>> START

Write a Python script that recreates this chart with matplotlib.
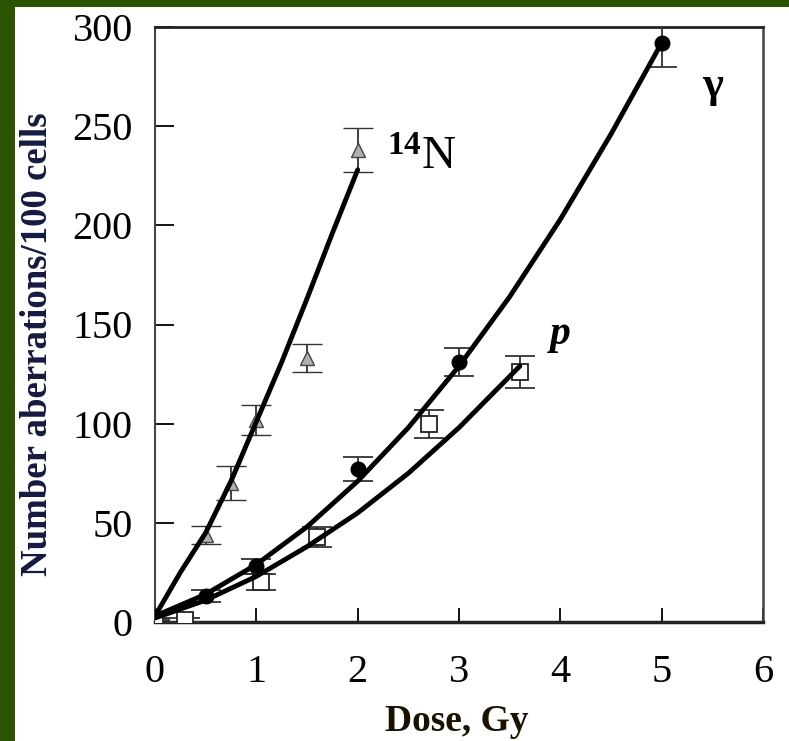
import numpy as np
import matplotlib
matplotlib.use("Agg")
import matplotlib.pyplot as plt

plt.rcParams['font.family'] = ['Liberation Serif', 'DejaVu Serif']
plt.rcParams['mathtext.fontset'] = 'custom'
plt.rcParams['mathtext.rm'] = 'Liberation Serif'
plt.rcParams['mathtext.bf'] = 'Liberation Serif:bold'

# ---- datos ----
dosis_n = [0, 0.5, 0.75, 1.0, 1.5, 2.0]
aber_n = [1, 44, 70, 102, 133, 238]
err_n = [1, 4.5, 8.5, 7.5, 7, 11]

dosis_g = [0, 0.5, 1.0, 2.0, 3.0, 5.0]
aber_g = [3, 13, 28, 77, 131, 292]
err_g = [1, 3, 4, 6, 7, 12]

dosis_p = [0, 0.3, 1.05, 1.6, 2.7, 3.6]
aber_p = [0, 1, 20, 43, 100, 126]
err_p = [1, 1, 4, 5, 7, 8]

# curvas de ajuste (leídas)
curva_n_x = [0, 0.25, 0.5, 0.75, 1.0, 1.25, 1.5, 1.75, 2.0]
curva_n_y = [3, 25, 45, 71, 101, 131, 163, 196, 228]
curva_g_x = [0, 0.5, 1.0, 1.5, 2.0, 2.5, 3.0, 3.5, 4.0, 4.5, 5.0]
curva_g_y = [3, 14, 29, 48, 71, 98, 129, 164, 203, 246, 292]
curva_p_x = [0, 0.5, 1.0, 1.5, 2.0, 2.5, 3.0, 3.6]
curva_p_y = [2, 11, 23, 38, 55, 75, 98, 129]

W, H = 789, 741
fig = plt.figure(figsize=(W / 100, H / 100), dpi=100)
fig.patch.set_facecolor('#2b5400')

# fondo blanco (deja franja verde a la izquierda y arriba)
fondo = fig.add_axes([15 / W, 0, 1 - 15 / W, (H - 7) / H], zorder=0)
fondo.set_facecolor('white')
fondo.set_xticks([])
fondo.set_yticks([])
for s in fondo.spines.values():
    s.set_visible(False)

ax = fig.add_axes([155 / W, 119 / H, (763 - 155) / W, (714 - 119) / H], zorder=1)
ax.set_facecolor('white')

eb = dict(color='#333333', elinewidth=1.3, capsize=11, capthick=1.3, linestyle='none')
ax.errorbar(dosis_n, aber_n, yerr=err_n, marker='^', ms=9.5, mfc='#b0b0b0', mec='#444444',
            mew=1.0, zorder=3, **eb)
ax.errorbar(dosis_g, aber_g, yerr=err_g, marker='o', ms=10.5, mfc='black', mec='black',
            zorder=3, **eb)
ax.errorbar(dosis_p, aber_p, yerr=err_p, marker='s', ms=11, mfc='white', mec='#222222',
            mew=1.3, zorder=3, **eb)

for cx, cy in [(curva_n_x, curva_n_y), (curva_g_x, curva_g_y), (curva_p_x, curva_p_y)]:
    ax.plot(cx, cy, color='black', lw=3.5, solid_capstyle='round', zorder=4)

ax.set_xlim(0, 6)
ax.set_ylim(0, 300)
ax.set_xticks(range(0, 7))
ax.set_yticks(range(0, 301, 50))

ax.tick_params(axis='x', direction='in', length=10, width=1.3, pad=23, labelsize=29)
ax.tick_params(axis='y', direction='in', length=13.5, width=1.3, pad=16, labelsize=29)
for side, w in [('left', 1.5), ('bottom', 2.5), ('top', 2.0), ('right', 1.8)]:
    ax.spines[side].set_linewidth(w)
    ax.spines[side].set_color('#222222')
ax.spines['left'].set_color('#444444')
ax.spines['right'].set_color('#444444')

ax.set_xlabel('Dose, Gy', fontsize=27, fontweight='bold', color='#1a1200', va='top')
ax.xaxis.set_label_coords(0.497, -0.138)
ax.set_ylabel('Number aberrations/100 cells', fontsize=26.5, fontweight='bold',
              color='#141a40')
ax.yaxis.set_label_coords(-0.165, 0.467)

ax.text(2.29, 228, r'$\mathbf{^{14}}$N', fontsize=34, ha='left', va='baseline')
ax.text(5.4, 270, 'γ', fontsize=32, fontweight='bold', ha='left', va='center')
ax.text(3.9, 145, 'p', fontsize=30, fontweight='bold', fontstyle='italic',
        ha='left', va='center')

fig.savefig('out.png', dpi=100, facecolor=fig.get_facecolor())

>> END

### WORK TO DO
Go through the data above and transcribe it in full, omitting any image.

### ANSWER TO THE EXERCISE
Write a Python script that recreates this chart with matplotlib.
import numpy as np
import matplotlib
matplotlib.use("Agg")
import matplotlib.pyplot as plt

plt.rcParams['font.family'] = ['Liberation Serif', 'DejaVu Serif']
plt.rcParams['mathtext.fontset'] = 'custom'
plt.rcParams['mathtext.rm'] = 'Liberation Serif'
plt.rcParams['mathtext.bf'] = 'Liberation Serif:bold'

# ---- datos ----
dosis_n = [0, 0.5, 0.75, 1.0, 1.5, 2.0]
aber_n = [1, 44, 70, 102, 133, 238]
err_n = [1, 4.5, 8.5, 7.5, 7, 11]

dosis_g = [0, 0.5, 1.0, 2.0, 3.0, 5.0]
aber_g = [3, 13, 28, 77, 131, 292]
err_g = [1, 3, 4, 6, 7, 12]

dosis_p = [0, 0.3, 1.05, 1.6, 2.7, 3.6]
aber_p = [0, 1, 20, 43, 100, 126]
err_p = [1, 1, 4, 5, 7, 8]

# curvas de ajuste (leídas)
curva_n_x = [0, 0.25, 0.5, 0.75, 1.0, 1.25, 1.5, 1.75, 2.0]
curva_n_y = [3, 25, 45, 71, 101, 131, 163, 196, 228]
curva_g_x = [0, 0.5, 1.0, 1.5, 2.0, 2.5, 3.0, 3.5, 4.0, 4.5, 5.0]
curva_g_y = [3, 14, 29, 48, 71, 98, 129, 164, 203, 246, 292]
curva_p_x = [0, 0.5, 1.0, 1.5, 2.0, 2.5, 3.0, 3.6]
curva_p_y = [2, 11, 23, 38, 55, 75, 98, 129]

W, H = 789, 741
fig = plt.figure(figsize=(W / 100, H / 100), dpi=100)
fig.patch.set_facecolor('#2b5400')

# fondo blanco (deja franja verde a la izquierda y arriba)
fondo = fig.add_axes([15 / W, 0, 1 - 15 / W, (H - 7) / H], zorder=0)
fondo.set_facecolor('white')
fondo.set_xticks([])
fondo.set_yticks([])
for s in fondo.spines.values():
    s.set_visible(False)

ax = fig.add_axes([155 / W, 119 / H, (763 - 155) / W, (714 - 119) / H], zorder=1)
ax.set_facecolor('white')

eb = dict(color='#333333', elinewidth=1.3, capsize=11, capthick=1.3, linestyle='none')
ax.errorbar(dosis_n, aber_n, yerr=err_n, marker='^', ms=9.5, mfc='#b0b0b0', mec='#444444',
            mew=1.0, zorder=3, **eb)
ax.errorbar(dosis_g, aber_g, yerr=err_g, marker='o', ms=10.5, mfc='black', mec='black',
            zorder=3, **eb)
ax.errorbar(dosis_p, aber_p, yerr=err_p, marker='s', ms=11, mfc='white', mec='#222222',
            mew=1.3, zorder=3, **eb)

for cx, cy in [(curva_n_x, curva_n_y), (curva_g_x, curva_g_y), (curva_p_x, curva_p_y)]:
    ax.plot(cx, cy, color='black', lw=3.5, solid_capstyle='round', zorder=4)

ax.set_xlim(0, 6)
ax.set_ylim(0, 300)
ax.set_xticks(range(0, 7))
ax.set_yticks(range(0, 301, 50))

ax.tick_params(axis='x', direction='in', length=10, width=1.3, pad=23, labelsize=29)
ax.tick_params(axis='y', direction='in', length=13.5, width=1.3, pad=16, labelsize=29)
for side, w in [('left', 1.5), ('bottom', 2.5), ('top', 2.0), ('right', 1.8)]:
    ax.spines[side].set_linewidth(w)
    ax.spines[side].set_color('#222222')
ax.spines['left'].set_color('#444444')
ax.spines['right'].set_color('#444444')

ax.set_xlabel('Dose, Gy', fontsize=27, fontweight='bold', color='#1a1200', va='top')
ax.xaxis.set_label_coords(0.497, -0.138)
ax.set_ylabel('Number aberrations/100 cells', fontsize=26.5, fontweight='bold',
              color='#141a40')
ax.yaxis.set_label_coords(-0.165, 0.467)

ax.text(2.29, 228, r'$\mathbf{^{14}}$N', fontsize=34, ha='left', va='baseline')
ax.text(5.4, 270, 'γ', fontsize=32, fontweight='bold', ha='left', va='center')
ax.text(3.9, 145, 'p', fontsize=30, fontweight='bold', fontstyle='italic',
        ha='left', va='center')

fig.savefig('out.png', dpi=100, facecolor=fig.get_facecolor())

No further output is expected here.